The Black Loyalists
Over ten percent of the Loyalists were African Americans.1 The majority of them were slaves who were encouraged with promises of freedom to join the British cause. Over 3000 Black Loyalists emigrated to the Maritimes with hopes of a better life. In theory, they had reason for such optimism. The Black Loyalists had been promised equal treatment with their white counterparts with respect to land grants and provisions. In practice, their land grants were smaller and their provisions less generous. Given the their former position as slaves, the white Loyalists proved unwilling to accept them as their equals, despite the great valour shown during the American Revolutionary War by many African Americans, such as George Black, a freed slave described in a 1783 letter from Isaac Allen to Edward Winslow as a "brave fellow" for his conduct during the conflict.2 Whatever their status, people with black skin were regarded as inferior to whites, and they were denied many of the privileges taken for granted by whites. They could not vote, they were forbidden from fishing in the St. John river, and were seated separately within the Anglican church.

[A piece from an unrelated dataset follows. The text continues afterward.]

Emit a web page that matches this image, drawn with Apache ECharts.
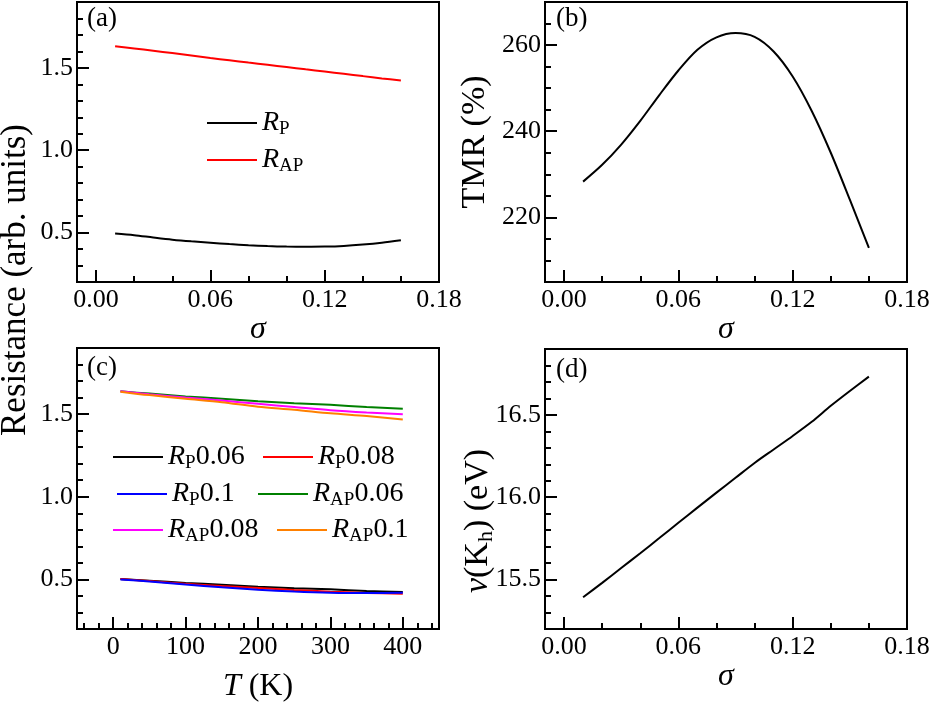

The position of the Black Loyalists was compounded by the institution of slavery, which most white Loyalists condoned. Many of the Loyalist elite, including Edward Winslow, were slave owners, and the collection contains numerous references to their slaves and servants.3 One thing made clear in the collection is the distinction in status made by the colonial elite between their white and black servants. In a 1784 letter to his wife, Winslow drew a sharp distinction between John Porter, a "scotch boy," whose training included the possibility of schooling, and his "Black boy" Frank, who was segregated because of his colour.4 While the documentary evidence is slight, the existence of black Winslows in New Brunswick who claim Edward Winslow as their ancestor suggests that he had sexual relations with at least one of his servants. One of Winslow's supposed black descendants, Martha Mathilda "Tilley" Winslow, became in 1905 the first black woman to graduate from the University of New Brunswick.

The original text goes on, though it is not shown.